« Dahomey », film documentaire de la Franco-sénégalaise Mati Diop retrace le processus de restitution des trésors royaux du Dahomey (actuel Bénin), jadis détenus en France.
Le film « Dahomey » a été diffusé pour la première fois en salle en Côte d’Ivoire, ce vendredi 9 mai 2025, au cinéma Majestic, à Abidjan. Il a rassemblé de nombreux cinéphiles et des acteurs du secteur cinématographique.
« Dahomey », un documentaire de 1 heure 08 minutes, retrace le rapatriement par le Bénin, en novembre 2021, de 26 trésors royaux datant de l’ancien royaume du Dahomey, pillés avec plusieurs milliers d’autres lors de l’invasion des troupes coloniales françaises en 1892.
Ce film fait parler les œuvres et rend leur silence aussi audible que possible. Un silence qui semblait la plus éloquente des manières de restituer leur puissance, d’évoquer leur part secrète, opaque et inviolable, explique la réalisatrice Mati Diop.
Selon elle, attribuer une parole et un propos en Fongbé (langue béninoise) aux œuvres, à travers l’histoire « singulière » de leur expropriation, c’était choisir « d’évoquer la condition d’un territoire spolié, d’un peuple dépossédé, d’une communauté en quête de souveraineté. »
Mati Diop relève, en dépit de son allégeance à la République française, que ce film s’inscrit dans une démarche de retour vers ses origines africaines, vers une part d’elle-même longtemps « ensevelie sous l’hégémonie de son environnement occidental ».

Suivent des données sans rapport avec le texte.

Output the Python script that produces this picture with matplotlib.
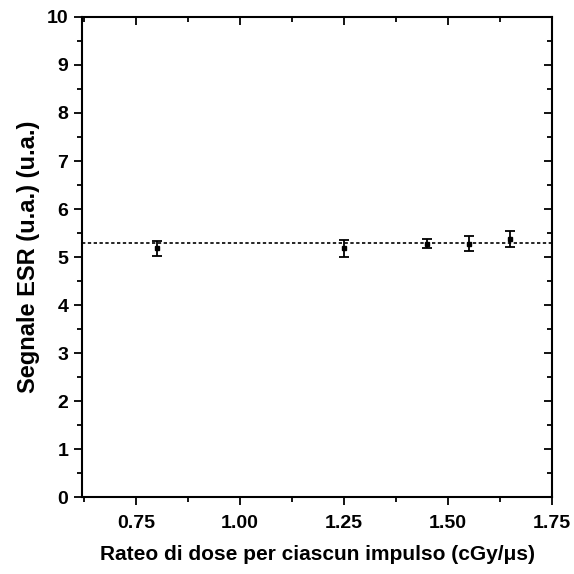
import numpy as np
import matplotlib
matplotlib.use("Agg")
import matplotlib.pyplot as plt
from matplotlib.ticker import MultipleLocator

# data
dose_rate = [0.80, 1.25, 1.45, 1.55, 1.65]
esr_signal = [5.18, 5.18, 5.28, 5.28, 5.38]
esr_err = [0.16, 0.17, 0.10, 0.15, 0.17]
mean_level = 5.30

plt.rcParams['font.family'] = ['Liberation Sans', 'DejaVu Sans']
plt.rcParams['font.weight'] = 'bold'

fig = plt.figure(figsize=(5.74, 5.74), dpi=100)
ax = fig.add_axes([0.1429, 0.1341, 0.8188, 0.8363])

ax.axhline(mean_level, color='black', ls=(0, (2, 1.5)), lw=1.2, zorder=1)
ax.errorbar(dose_rate, esr_signal, yerr=esr_err, fmt='s', ms=2.5,
            color='black', ecolor='black', elinewidth=1.3, capsize=3.8,
            capthick=1.3, zorder=3)

ax.set_xlim(0.62, 1.75)
ax.set_ylim(0, 10)
ax.xaxis.set_major_locator(MultipleLocator(0.25))
ax.xaxis.set_minor_locator(MultipleLocator(0.125))
ax.yaxis.set_major_locator(MultipleLocator(1))
ax.yaxis.set_minor_locator(MultipleLocator(0.5))
ax.xaxis.set_major_formatter(plt.FuncFormatter(lambda v, p: f"{v:.2f}"))

for s in ax.spines.values():
    s.set_linewidth(1.5)

ax.tick_params(which='major', direction='out', length=5.8, width=1.3,
               labelsize=14, pad=4)
ax.tick_params(axis='x', which='major', pad=7.5)
ax.tick_params(which='minor', direction='out', length=3.5, width=1.3)
ax.tick_params(which='both', top=True, right=True)
# ticks on top/right point inward
for t in ax.xaxis.get_ticklines(minor=False)[1::2] + ax.xaxis.get_ticklines(minor=True)[1::2]:
    t.set_marker(3)
for t in ax.yaxis.get_ticklines(minor=False)[1::2] + ax.yaxis.get_ticklines(minor=True)[1::2]:
    t.set_marker(0)

ax.set_xlabel("Rateo di dose per ciascun impulso (cGy/\u03bcs)", fontsize=15,
              fontweight='bold', labelpad=9)
ax.set_ylabel("Segnale ESR (u.a.) (u.a.)", fontsize=17, fontweight='bold',
              labelpad=5)

fig.savefig("out.png", dpi=100)
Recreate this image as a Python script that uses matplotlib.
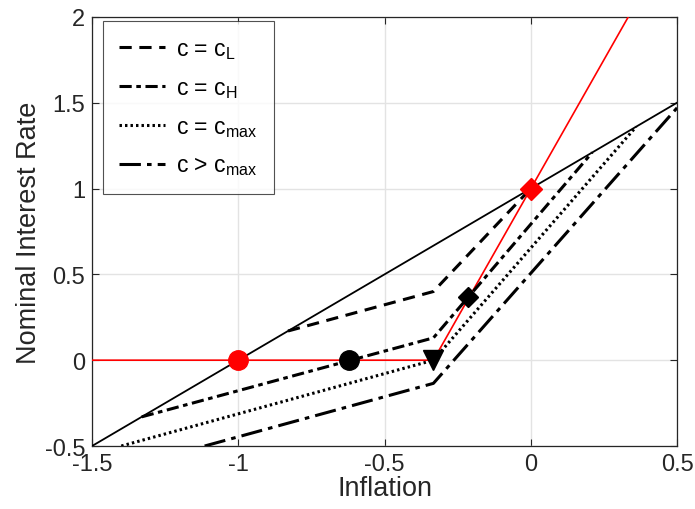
import matplotlib
matplotlib.use("Agg")
import matplotlib.pyplot as plt

plt.rcParams['font.family'] = ['Liberation Sans', 'DejaVu Sans']
plt.rcParams['mathtext.fontset'] = 'custom'
plt.rcParams['mathtext.rm'] = 'Liberation Sans'
plt.rcParams['mathtext.it'] = 'Liberation Sans'

# Data
solid_x = [-1.5, 0.5]
solid_y = [-0.5, 1.5]
red_x = [-1.5, -0.333, 0.4]
red_y = [0.0, 0.0, 2.2]
cL_x = [-0.83, -0.333, 0.0]
cL_y = [0.17, 0.40, 1.0]
cH_x = [-1.33, -0.333, 0.21]
cH_y = [-0.33, 0.13, 1.21]
cmax_x = [-1.40, -0.333, 0.36]
cmax_y = [-0.5, 0.0, 1.36]
cgt_x = [-1.115, -0.333, 0.5]
cgt_y = [-0.5, -0.135, 1.47]

xticks = [-1.5, -1, -0.5, 0, 0.5]
xticklabels = ['-1.5', '-1', '-0.5', '0', '0.5']
yticks = [-0.5, 0, 0.5, 1, 1.5, 2]
yticklabels = ['-0.5', '0', '0.5', '1', '1.5', '2']

fig = plt.figure(figsize=(6.95, 5.10), dpi=100)
ax = fig.add_axes([0.1324, 0.1235, 0.8418, 0.8415])

ax.plot(solid_x, solid_y, color='black', lw=1.3, zorder=3)
ax.plot(red_x, red_y, color='red', lw=1.2, zorder=3)
lL, = ax.plot(cL_x, cL_y, color='black', lw=2.2, linestyle=(0, (4, 2.5)), label='c = c$_\\mathregular{L}$', zorder=3)
lH, = ax.plot(cH_x, cH_y, color='black', lw=2.2, linestyle=(0, (4, 1.5, 1.5, 1.5)), label='c = c$_\\mathregular{H}$', zorder=3)
lM, = ax.plot(cmax_x, cmax_y, color='black', lw=2.2, linestyle=(0, (0.8, 1.0)), label='c = c$_\\mathregular{max}$', zorder=3)
lG, = ax.plot(cgt_x, cgt_y, color='black', lw=2.2, linestyle=(0, (7, 2, 1.5, 2)), label='c > c$_\\mathregular{max}$', zorder=3)

ax.plot([-1], [0], 'o', color='red', markersize=14, zorder=5)
ax.plot([-0.62], [0], 'o', color='black', markersize=14, zorder=5)
ax.plot([-0.333], [0], 'v', color='black', markersize=15, zorder=5)
ax.plot([-0.215], [0.37], 'D', color='black', markersize=10, zorder=5)
ax.plot([0], [1], 'D', color='red', markersize=11, zorder=5)

ax.set_xlim(-1.5, 0.5)
ax.set_ylim(-0.5, 2)
ax.set_xticks(xticks)
ax.set_xticklabels(xticklabels)
ax.set_yticks(yticks)
ax.set_yticklabels(yticklabels)
ax.grid(True, color='#e3e3e3', lw=1.0, zorder=0)
ax.set_axisbelow(True)
ax.tick_params(direction='in', length=5, width=0.8, top=True, right=True,
               labelsize=17, colors='#262626', pad=5)
for s in ax.spines.values():
    s.set_color('#262626')
    s.set_linewidth(0.9)

ax.set_xlabel('Inflation', fontsize=19.5, color='#262626', labelpad=0)
ax.set_ylabel('Nominal Interest Rate', fontsize=19.5, color='#262626', labelpad=2)

leg = ax.legend(handles=[lL, lH, lM, lG], loc='upper left', bbox_to_anchor=(0.019, 0.99),
                fontsize=16.5, frameon=True, fancybox=False, edgecolor='#262626',
                handlelength=2.0, handletextpad=0.5, labelspacing=0.65, borderpad=0.7,
                borderaxespad=0)
leg.get_frame().set_linewidth(0.8)

fig.savefig('out.png', dpi=100)
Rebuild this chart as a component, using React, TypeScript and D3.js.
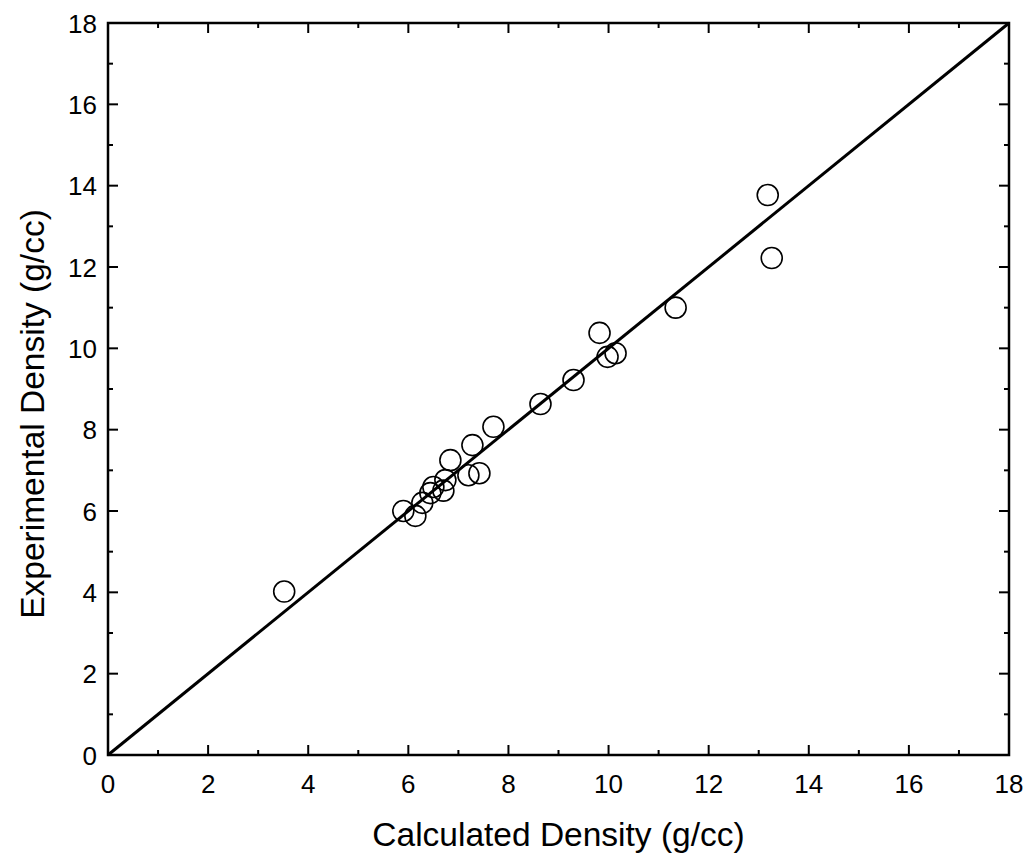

« Dahomey » a été réalisé entre la France et le Bénin. Les quatre sessions de tournage se sont alignées sur l’agenda officiel du parcours des trésors depuis leur départ du Quai Branly, suivi du voyage en avion-cargo jusqu’à leur arrivée à Cotonou.
Il fait également intervenir la jeunesse béninoise. La réalisatrice justifie ce choix par le fait que la restitution des biens culturels africains « spoliés » pendant la colonisation française concerne en premier lieu la jeunesse africaine, qui n’avait pas encore été attendue sur ce sujet.
Par ailleurs, il est question de créer un espace qui leur permet de s’emparer de cette restitution comme de leur propre histoire, de se la réapproprier et d’être attendus, poursuit Mati Diop qui veut témoigner de ce transfert d’œuvres d’art vers leur terroir.
Au terme de la projection, le directeur général du Musée des civilisations de la Côte d’Ivoire, M. Francis Tagro Gnoléba, s’est félicité de que ce film met en évidence la prise en compte du patrimoine par la jeunesse.
Il a rappelé que les missionnaires, les expéditions punitives et les ventes légales sont les pistes de départ des patrimoines. Pour sa part, M. Laurent Bitty, producteur, a exprimé sa satisfaction pour l’œuvre, invitant les cinéastes, les réalisateurs à raconter leurs cultures et les Africains à s’approprier leur culture en repensant les stratégies pour la rencontrer.
De son côté, M. Aissi Francis Barnabé, conseiller spécial chargé des Affaires culturelles et cultuelles, a remercié la réalisatrice pour la qualité de son film. Pour lui, ce retour des trésors a été un déclic pour les Béninois.
Le film documentaire « Dahomey » a été coproduit par « Les Films du Bal » et Fanta Sy. Il a décroché l’Ours 2024 de la Berlinale.